Police have actually begun enforcing a law that was passed in 2013, making such transfers illegal. While banks have complied with the rule, enforcement has been spotty, and unlicensed money-changers, using international transfer services, have been collecting cash or checks from illegal workers and transferring them to family or friends in their countries of origin. Foreign workers have also been making the transfers via Palestinian money-changers.

While efforts to deport the illegal workers have hit a wall – the High Court has struck down several programs, including closing down detention camps in southern Israel, and another plan to deport illegals to an African country willing to accept them breaking down – the government has successfully implemented a number of economic sanctions on illegals, including requiring them to deposit 20 percent of their salaries in a special account, which they will get only when they leave the country.
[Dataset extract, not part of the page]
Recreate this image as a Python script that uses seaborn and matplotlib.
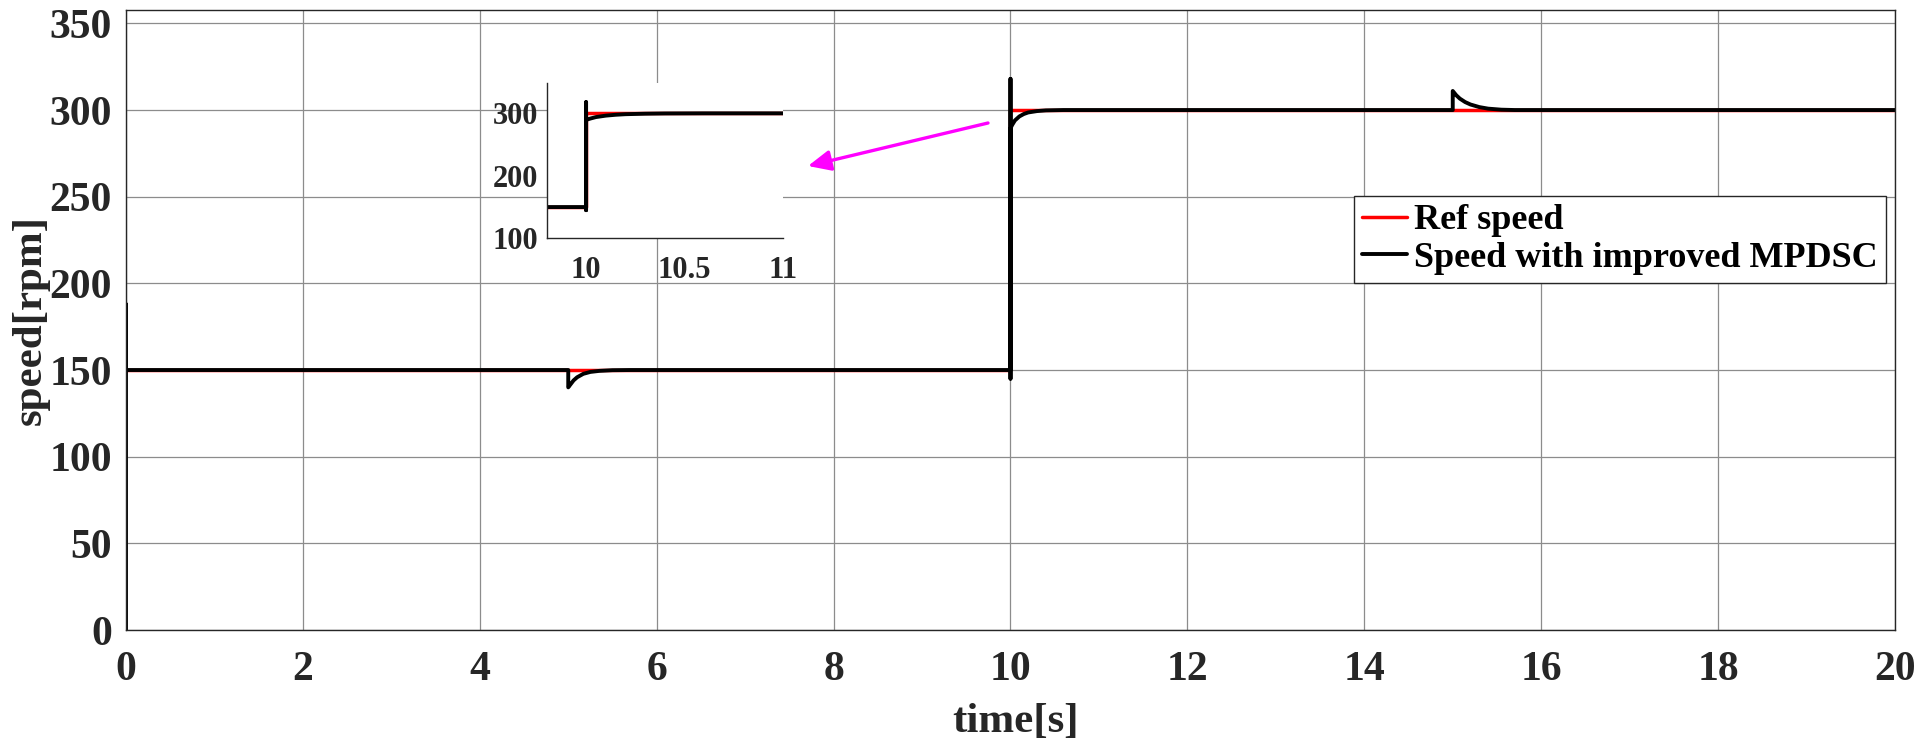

Israel this week announced that it will not be joining an international agreement on easing migration between countries. The Global Compact for Safe, Orderly and Regular Migration (GCM), approved in 2016 nearly unanimously by the United Nations, seeks to implement “global solutions and global responsibility-sharing, based on international cooperation” for migration, which has become “a global reality, which no country can address on its own,” according to the GCM.

The compact requires that members implement “concrete actions that will help States to reduce irregular migration, for example through enhanced cooperation on addressing the drivers of migration, fighting trafficking in human beings and smuggling of migrants, managing borders and facilitating return.”

The compact has been rejected by the United States and numerous European countries, who are concerned that the text of the document will allow for free migration, not just for political refugees, but for “economic refugees” who illegally enter a county looking for work.